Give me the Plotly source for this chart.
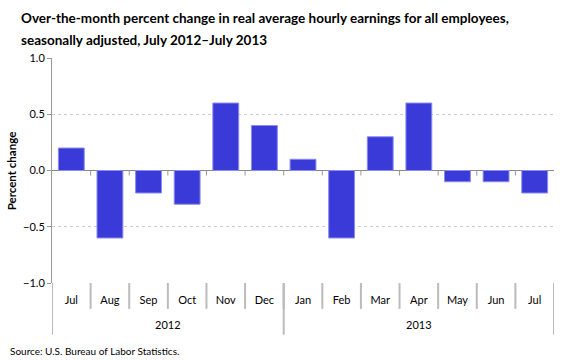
import plotly.graph_objects as go

years = ["2012", "2013"]
year_counts = [6, 7]
months = ["Jul", "Aug", "Sep", "Oct", "Nov", "Dec", "Jan", "Feb", "Mar", "Apr", "May", "Jun", "Jul"]
values = [0.2, -0.6, -0.2, -0.3, 0.6, 0.4, 0.1, -0.6, 0.3, 0.6, -0.1, -0.1, -0.2]
y_ticks = [-1.0, -0.5, 0.0, 0.5, 1.0]

FONT = "Lato, Open Sans, sans-serif"
SEP = "#bbbbbb"

idx = list(range(len(months)))

fig = go.Figure()
fig.add_trace(go.Bar(
    x=idx,
    y=values,
    width=0.67,
    marker=dict(color="#3a3ad9", line=dict(color="#8c8cf0", width=1)),
))

shapes = []
for i in range(len(months) + 1):
    b = i - 0.5
    shapes.append(dict(type="line", xref="x", yref="paper", x0=b, x1=b, y0=0, y1=-0.115,
                       line=dict(color=SEP, width=2)))
    if 0 < i < len(months):
        shapes.append(dict(type="line", xref="x", yref="y", x0=b, x1=b, y0=0, y1=-0.045,
                           line=dict(color="#999999", width=1)))
annotations = []
start = 0
bounds = [-0.5]
for y, c in zip(years, year_counts):
    annotations.append(dict(text=y, xref="x", yref="paper", x=start + (c - 1) / 2, y=-0.185,
                            xanchor="center", yanchor="middle", showarrow=False,
                            font=dict(family=FONT, size=11, color="#000")))
    start += c
    bounds.append(start - 0.5)
for b in bounds:
    shapes.append(dict(type="line", xref="x", yref="paper", x0=b, x1=b, y0=0, y1=-0.23,
                       line=dict(color=SEP, width=2)))

annotations += [
    dict(text="<b>Over-the-month percent change in real average hourly earnings for all employees,</b>",
         xref="paper", yref="paper", x=-0.066, y=1.178, xanchor="left", yanchor="middle",
         showarrow=False, font=dict(family=FONT, size=13.5, color="#000")),
    dict(text="<b>seasonally adjusted, July 2012\u2013July 2013</b>",
         xref="paper", yref="paper", x=-0.066, y=1.08, xanchor="left", yanchor="middle",
         showarrow=False, font=dict(family=FONT, size=13.5, color="#000")),
    dict(text="<b>Percent change</b>", textangle=-90,
         xref="paper", yref="paper", x=-0.08, y=0.5, xanchor="center", yanchor="middle",
         showarrow=False, font=dict(family=FONT, size=11.5, color="#000")),
    dict(text="Source: U.S. Bureau of Labor Statistics.",
         xref="paper", yref="paper", x=-0.088, y=-0.3, xanchor="left", yanchor="middle",
         showarrow=False, font=dict(family=FONT, size=10, color="#000")),
]

fig.update_layout(
    width=580, height=361,
    margin=dict(l=52, r=26, t=58, b=78, autoexpand=False),
    paper_bgcolor="white", plot_bgcolor="white",
    showlegend=False,
    font=dict(family=FONT, size=11, color="#000"),
    shapes=shapes,
    annotations=annotations,
)
fig.update_yaxes(
    range=[-1.0, 1.0], tickvals=y_ticks, tickformat=".1f",
    showgrid=True, gridcolor="#cccccc", griddash="dot", gridwidth=1,
    showline=True, linecolor="#999999", linewidth=1,
    ticks="outside", ticklen=4, tickcolor="#999999",
    zeroline=True, zerolinecolor="#888888", zerolinewidth=1,
    automargin=False,
)
fig.update_xaxes(
    range=[-0.5, len(months) - 0.5],
    tickvals=idx, ticktext=months,
    showline=False, showgrid=False, zeroline=False,
    ticks="", ticklabelstandoff=9, automargin=False,
    tickfont=dict(size=11),
)

fig.write_html("out.html", config={"displayModeBar": False},
               post_script="document.body.style.margin='0px';")
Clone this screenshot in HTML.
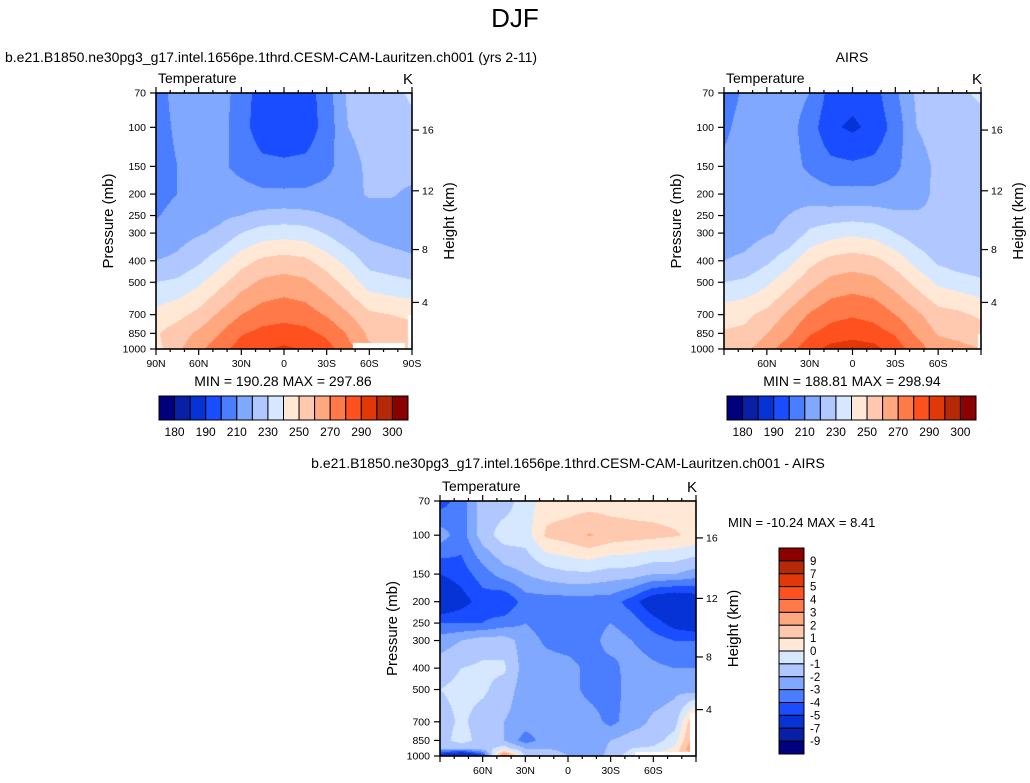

----------------------------------------

-- WHAT YOU ARE ASKED TO DO --
Reproduce every line of the material precisely, omitting its pictures.

-- RESULT --
Give me the Plotly source for this chart.
import plotly.graph_objects as go

years = ["2012", "2013"]
year_counts = [6, 7]
months = ["Jul", "Aug", "Sep", "Oct", "Nov", "Dec", "Jan", "Feb", "Mar", "Apr", "May", "Jun", "Jul"]
values = [0.2, -0.6, -0.2, -0.3, 0.6, 0.4, 0.1, -0.6, 0.3, 0.6, -0.1, -0.1, -0.2]
y_ticks = [-1.0, -0.5, 0.0, 0.5, 1.0]

FONT = "Lato, Open Sans, sans-serif"
SEP = "#bbbbbb"

idx = list(range(len(months)))

fig = go.Figure()
fig.add_trace(go.Bar(
    x=idx,
    y=values,
    width=0.67,
    marker=dict(color="#3a3ad9", line=dict(color="#8c8cf0", width=1)),
))

shapes = []
for i in range(len(months) + 1):
    b = i - 0.5
    shapes.append(dict(type="line", xref="x", yref="paper", x0=b, x1=b, y0=0, y1=-0.115,
                       line=dict(color=SEP, width=2)))
    if 0 < i < len(months):
        shapes.append(dict(type="line", xref="x", yref="y", x0=b, x1=b, y0=0, y1=-0.045,
                           line=dict(color="#999999", width=1)))
annotations = []
start = 0
bounds = [-0.5]
for y, c in zip(years, year_counts):
    annotations.append(dict(text=y, xref="x", yref="paper", x=start + (c - 1) / 2, y=-0.185,
                            xanchor="center", yanchor="middle", showarrow=False,
                            font=dict(family=FONT, size=11, color="#000")))
    start += c
    bounds.append(start - 0.5)
for b in bounds:
    shapes.append(dict(type="line", xref="x", yref="paper", x0=b, x1=b, y0=0, y1=-0.23,
                       line=dict(color=SEP, width=2)))

annotations += [
    dict(text="<b>Over-the-month percent change in real average hourly earnings for all employees,</b>",
         xref="paper", yref="paper", x=-0.066, y=1.178, xanchor="left", yanchor="middle",
         showarrow=False, font=dict(family=FONT, size=13.5, color="#000")),
    dict(text="<b>seasonally adjusted, July 2012\u2013July 2013</b>",
         xref="paper", yref="paper", x=-0.066, y=1.08, xanchor="left", yanchor="middle",
         showarrow=False, font=dict(family=FONT, size=13.5, color="#000")),
    dict(text="<b>Percent change</b>", textangle=-90,
         xref="paper", yref="paper", x=-0.08, y=0.5, xanchor="center", yanchor="middle",
         showarrow=False, font=dict(family=FONT, size=11.5, color="#000")),
    dict(text="Source: U.S. Bureau of Labor Statistics.",
         xref="paper", yref="paper", x=-0.088, y=-0.3, xanchor="left", yanchor="middle",
         showarrow=False, font=dict(family=FONT, size=10, color="#000")),
]

fig.update_layout(
    width=580, height=361,
    margin=dict(l=52, r=26, t=58, b=78, autoexpand=False),
    paper_bgcolor="white", plot_bgcolor="white",
    showlegend=False,
    font=dict(family=FONT, size=11, color="#000"),
    shapes=shapes,
    annotations=annotations,
)
fig.update_yaxes(
    range=[-1.0, 1.0], tickvals=y_ticks, tickformat=".1f",
    showgrid=True, gridcolor="#cccccc", griddash="dot", gridwidth=1,
    showline=True, linecolor="#999999", linewidth=1,
    ticks="outside", ticklen=4, tickcolor="#999999",
    zeroline=True, zerolinecolor="#888888", zerolinewidth=1,
    automargin=False,
)
fig.update_xaxes(
    range=[-0.5, len(months) - 0.5],
    tickvals=idx, ticktext=months,
    showline=False, showgrid=False, zeroline=False,
    ticks="", ticklabelstandoff=9, automargin=False,
    tickfont=dict(size=11),
)

fig.write_html("out.html", config={"displayModeBar": False},
               post_script="document.body.style.margin='0px';")
Clone this screenshot in HTML.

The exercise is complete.